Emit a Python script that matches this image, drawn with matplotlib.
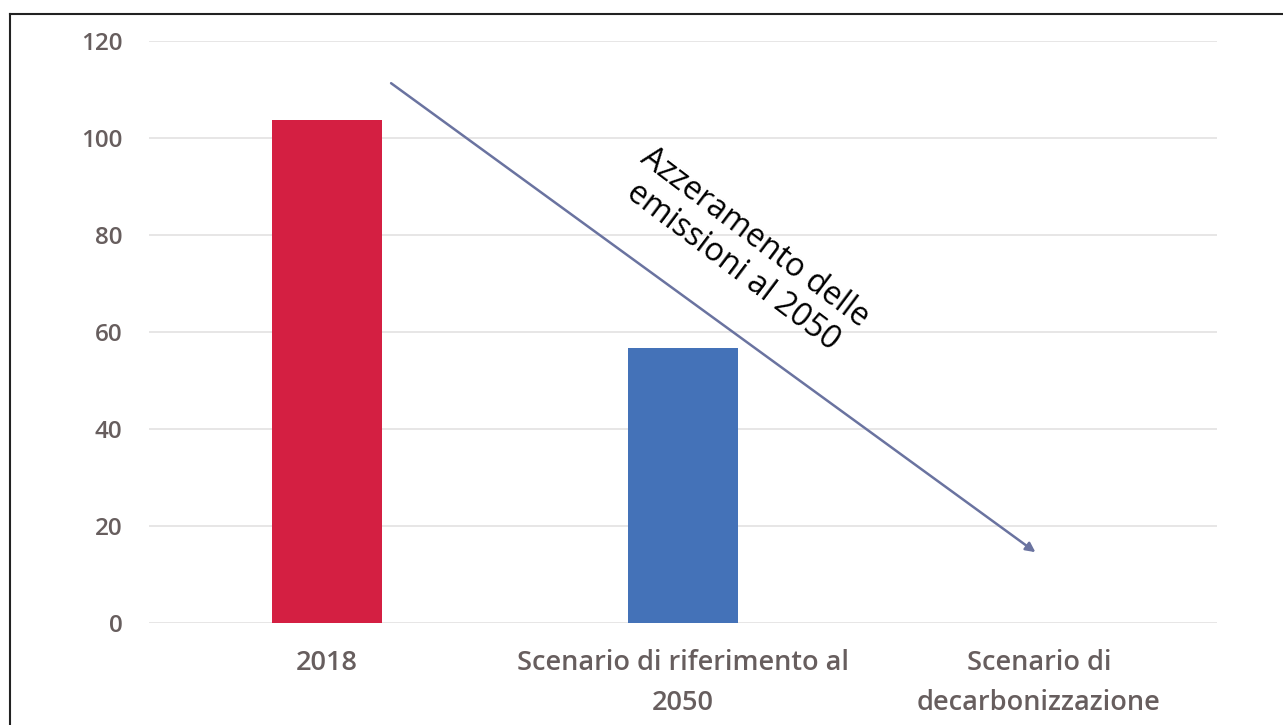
import matplotlib
matplotlib.use("Agg")
import matplotlib.pyplot as plt
from matplotlib.lines import Line2D

# emissions by scenario
categorie = ["2018", "Scenario di riferimento al\n2050", "Scenario di\ndecarbonizzazione"]
valori = [103.7, 56.7, 0]
colori = ["#d41f42", "#4472b8", "#4472b8"]
y_ticks = [0, 20, 40, 60, 80, 100, 120]

# trend arrow (category index, value)
freccia_da = (0.18, 111.3)
freccia_a = (1.99, 14.6)

plt.rcParams['font.family'] = ['Open Sans', 'DejaVu Sans']

fig = plt.figure(figsize=(12.83, 7.25), dpi=100)
ax = fig.add_axes([149 / 1283, 1 - 623 / 725, (1217 - 149) / 1283, (623 - 41) / 725])

ax.bar(range(len(categorie)), valori, width=0.31, color=colori, zorder=3)

ax.set_xlim(-0.5, len(categorie) - 0.5)
ax.set_ylim(0, 120)
ax.set_yticks(y_ticks)
ax.set_xticks(range(len(categorie)))
ax.set_xticklabels(categorie, linespacing=1.55)
ax.tick_params(axis='both', length=0, labelcolor="#675e5e")
ax.tick_params(axis='x', pad=19, labelsize=19.5)
ax.tick_params(axis='y', pad=19, labelsize=17.5)
for lab in ax.get_xticklabels() + ax.get_yticklabels():
    lab.set_fontweight('semibold')

ax.grid(axis='y', color="#e3e1e1", linewidth=1.2, zorder=0)
for s in ax.spines.values():
    s.set_visible(False)

ax.annotate("", xy=freccia_a, xytext=freccia_da,
            arrowprops=dict(arrowstyle="-|>", color="#6a73a0", lw=1.8,
                            mutation_scale=14, shrinkA=0, shrinkB=0),
            zorder=4)
ax.text(1.17, 76.5, "Azzeramento delle\nemissioni al 2050", rotation=-37,
        rotation_mode='anchor', ha='center', va='center', fontsize=23,
        color="black", linespacing=1.12, zorder=5)

# frame around the figure (top and left only)
fig.add_artist(Line2D([10 / 1283, 10 / 1283], [0, 1 - 14 / 725], color="#222222", lw=1.5))
fig.add_artist(Line2D([10 / 1283, 1], [1 - 14 / 725, 1 - 14 / 725], color="#222222", lw=1.5))

fig.savefig("out.png", dpi=100)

_STATED TASK_:
Leave out any pictures and return exactly the lines from the beginning of the data through the line with "plt.rcParams['font.family'] = ['Open", inclusive.

_EXPECTED OUTPUT_:
Emit a Python script that matches this image, drawn with matplotlib.
import matplotlib
matplotlib.use("Agg")
import matplotlib.pyplot as plt
from matplotlib.lines import Line2D

# emissions by scenario
categorie = ["2018", "Scenario di riferimento al\n2050", "Scenario di\ndecarbonizzazione"]
valori = [103.7, 56.7, 0]
colori = ["#d41f42", "#4472b8", "#4472b8"]
y_ticks = [0, 20, 40, 60, 80, 100, 120]

# trend arrow (category index, value)
freccia_da = (0.18, 111.3)
freccia_a = (1.99, 14.6)

plt.rcParams['font.family'] = ['Open Sans', 'DejaVu Sans']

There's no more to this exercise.